Andris Karpovics, a doctoral student of geology at the University of Latvia, described the crater as "a simple, man-made hole with a substance poured in". He told journalists that the hole appeared to have been dug with shovels, and noted that thermite (a mixture of aluminium and iron, possibly with sulfur added), probably caused the increased temperatures observed in the crater. The crater was considerably smaller than initially reported: its actual diameter was around 9–10 m and it was about 2–3 m deep.
 Dr Ilgonis Vilks, chairman of the scientific council at the University of Latvia's Institute of Astronomy, declared "it’s a fake. It’s very disappointing, I was full of hope coming here, but I am certain it is not a meteorite". Dr Vilks pointed out that there was green grass inside the artificial crater, with only a small area at the bottom burnt, and no ejected material or meteorite fragments were found on surrounding land. He described the supposed meteorite as "a ball of clay that was burning", and said that samples had been taken for university geologists to examine. He noted "There was a small blast heard by local people but this was not strong enough to create the crater". Nature conservationist Dainis Ozols also examined the scene and said he believed that someone had burned a pyrotechnic compound at the bottom of a man-made hole to create the illusion of a meteorite crater. Police warned of a possible criminal investigation into the hoax.

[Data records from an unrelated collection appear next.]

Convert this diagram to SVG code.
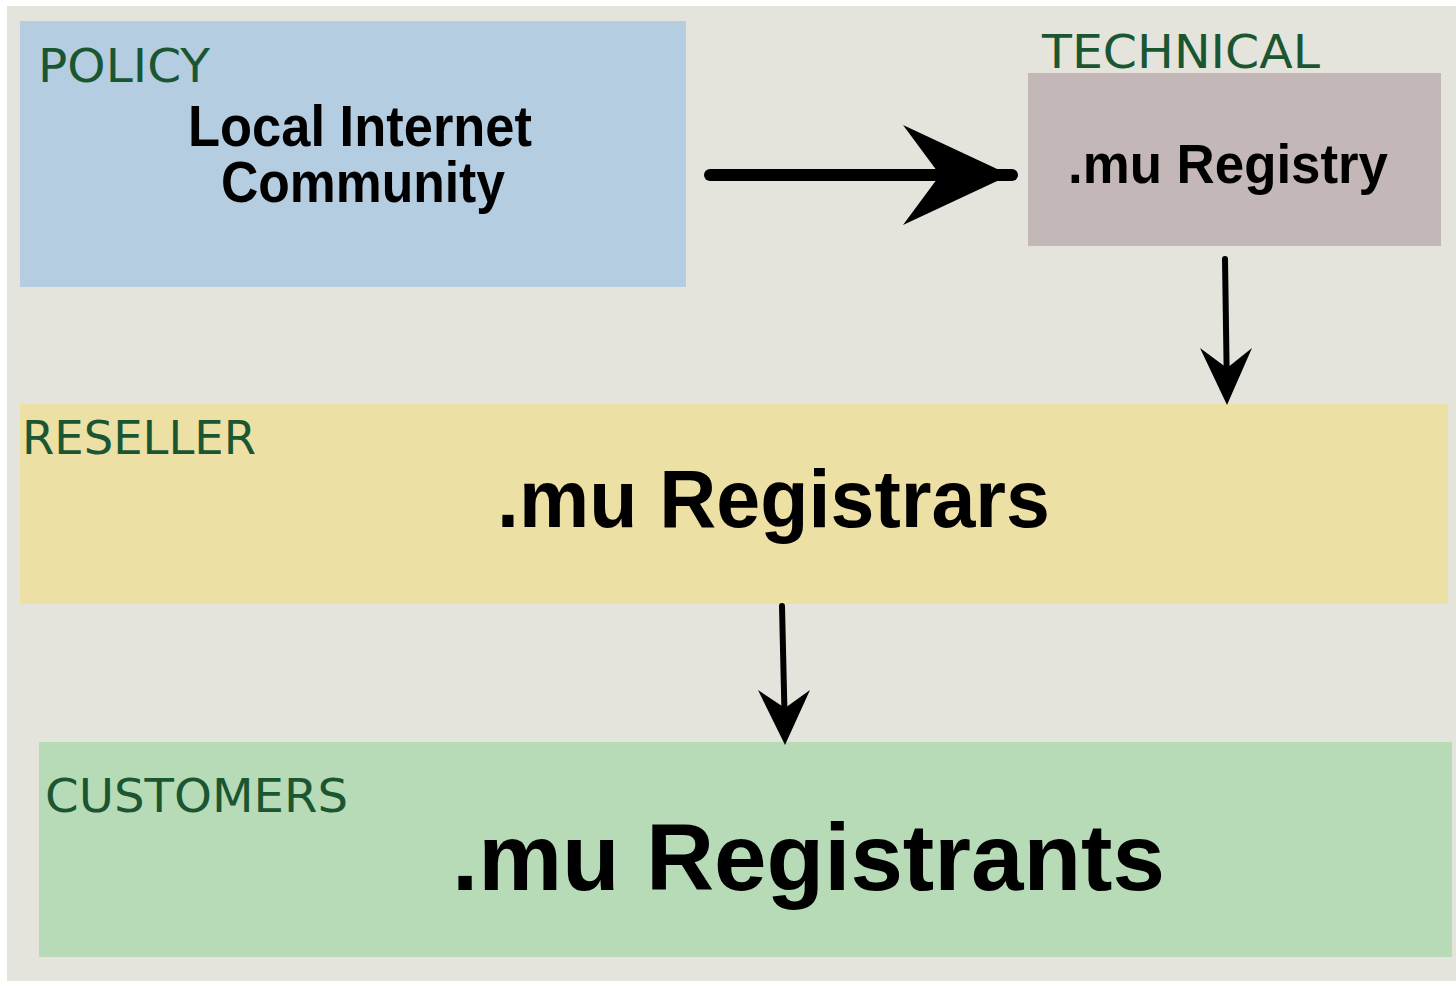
<svg xmlns="http://www.w3.org/2000/svg" width="1456" height="981" viewBox="0 0 1456 981">
<style>
.lbl{font-family:"DejaVu Sans",sans-serif;font-size:46px;fill:#1b5632}
.main{font-family:"Liberation Sans",Arial,sans-serif;font-weight:bold;fill:#000}
.ln{stroke:#000;stroke-linecap:round;fill:none}
</style>
<rect x="0" y="0" width="1456" height="981" fill="#ffffff"/>
<rect x="7" y="6" width="1449" height="975" fill="#e4e4dc"/>
<g id="policy">
<rect x="20" y="21" width="666" height="266" fill="#b5cde1"/>
<text class="lbl" x="38" y="82" textLength="172" lengthAdjust="spacingAndGlyphs">POLICY</text>
<text class="main" x="188" y="146" font-size="58" textLength="344" lengthAdjust="spacingAndGlyphs">Local Internet</text>
<text class="main" x="221" y="202" font-size="58" textLength="284" lengthAdjust="spacingAndGlyphs">Community</text>
</g>
<g id="technical">
<text class="lbl" x="1042" y="68" textLength="278" lengthAdjust="spacingAndGlyphs">TECHNICAL</text>
<rect x="1028" y="73" width="413" height="173" fill="#c4b7b7"/>
<text class="main" x="1068" y="183" font-size="56" textLength="320" lengthAdjust="spacingAndGlyphs">.mu Registry</text>
</g>
<g id="reseller">
<rect x="20" y="404" width="1428" height="200" fill="#ece0a5"/>
<text class="lbl" x="22" y="454" textLength="234" lengthAdjust="spacingAndGlyphs">RESELLER</text>
<text class="main" x="497" y="527" font-size="82" textLength="553" lengthAdjust="spacingAndGlyphs">.mu Registrars</text>
</g>
<g id="customers">
<rect x="39" y="742" width="1413" height="215" fill="#b8dbb7"/>
<text class="lbl" x="45" y="812" textLength="303" lengthAdjust="spacingAndGlyphs">CUSTOMERS</text>
<text class="main" x="452" y="890" font-size="95" textLength="713" lengthAdjust="spacingAndGlyphs">.mu Registrants</text>
</g>
<g id="connectors">
<line class="ln" x1="710" y1="175" x2="1012" y2="175" stroke-width="12"/>
<polygon points="903,125 1010,175 903,225 940,175" fill="#000"/>
<line class="ln" x1="1225" y1="259" x2="1227" y2="395" stroke-width="6"/>
<polygon points="1200,348 1227,368 1252,348 1227,405" fill="#000"/>
<line class="ln" x1="782" y1="606" x2="785" y2="735" stroke-width="6"/>
<polygon points="758,690 785,708 810,690 785,745" fill="#000"/>
</g>
</svg>
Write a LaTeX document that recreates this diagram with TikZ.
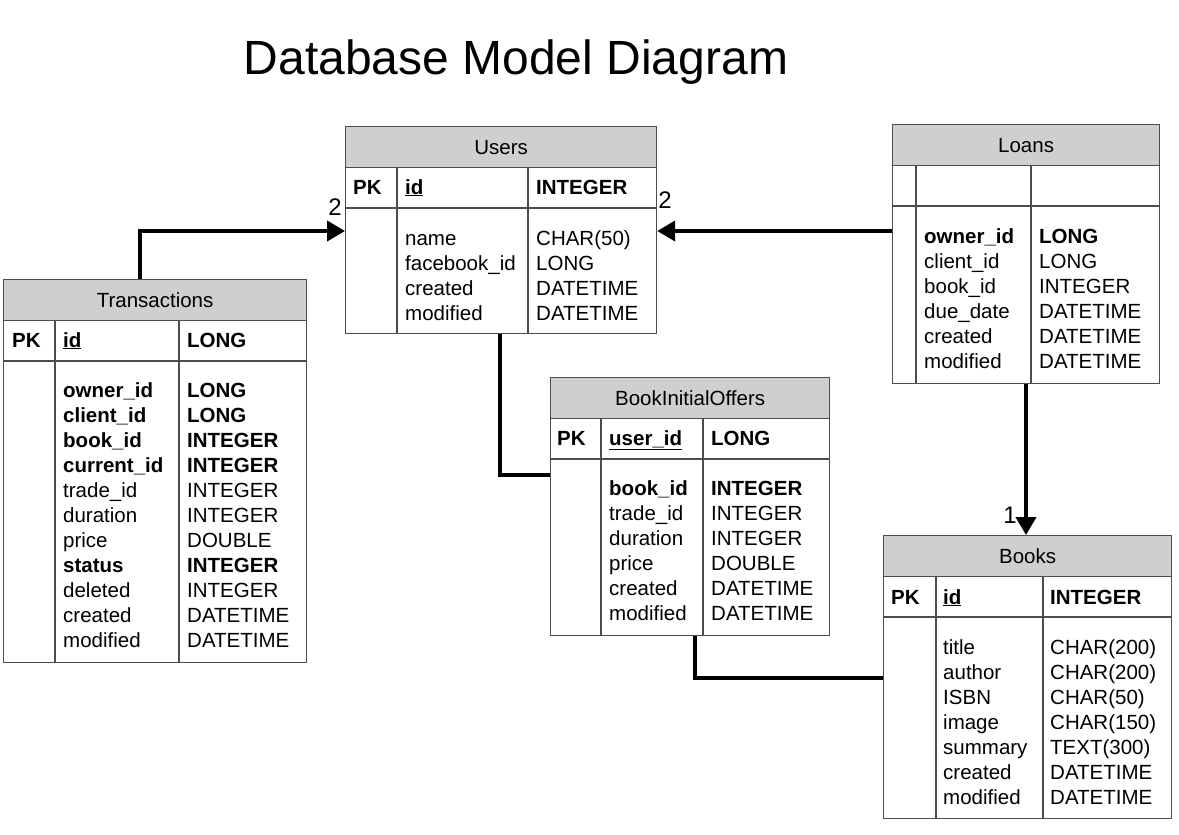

Caroline Smith, meteorite curator at the Natural History Museum in London, stated that the pictures and video footage of the burning crater indicated that it was not a meteorite crater: meteorites are not aflame when they strike Earth. Smith also pointed out that there were no other reported sightings of any fireball in the sky, which would have been very clearly visible had the "meteorite" been real.
It is believed that a meteorite would have to be around a metre or more in diameter to result in a crater of that size. Sizeable meteorites are rare, since most objects which enter the Earth's atmosphere burn up before reaching the planet's surface. The most recent large meteorite known to have landed on Earth struck near Carancas in Peru in 2007, leaving a crater around 15 m wide.

==Tele2's admission and aftermath==
On Tuesday 27 October 2009, Swedish-based telecommunications company Tele2 admitted to perpetrating the hoax as a publicity stunt, and promised to reimburse the Latvian government for expenses incurred in responding to the incident.
 Spokesperson Vita Sirica representing the Latvian branch of Tele2 said the stunt, which was organised in collaboration with media agency Inspired,

was intended "to draw attention away from Latvia's economic crisis and toward something else more interesting." She explained that 9 people had dug the hole and burned chemicals at the bottom to create the elaborate hoax. The meteorite hoax occurred the day before the recession-hit Latvian government approved an austerity budget for 2010, and some officials were not impressed by the stunt. Interior Minister Linda Murniece accused Tele2 of a "cynical mockery", and announced that the Government would cancel its contract with Tele2, stating "The Interior Ministry doesn't want to do business with a firm that promotes itself at our expense".

Pernilla Oldmark, spokesperson for Tele2 in Stockholm, said the hoax had been carried out by the Latvian branch of Tele2 though authorised by its head office. She apologised for disruption and said the stunt had been intended to launch a forthcoming marketing campaign, claiming "The message will become clear as soon as the concept is launched". Latvian Advertising Association President Girts Ozols said that the situation was unprecedented but the hoax could be considered an ethics violation in professional advertising. Ozols expressed concern that the incident had caused the community to feel insecure, and commented "If such a prank is pulled, the culprits should not have allowed it to drag on for so long without revealing the truth." The Latvian Advertising Association's board is to review the matter.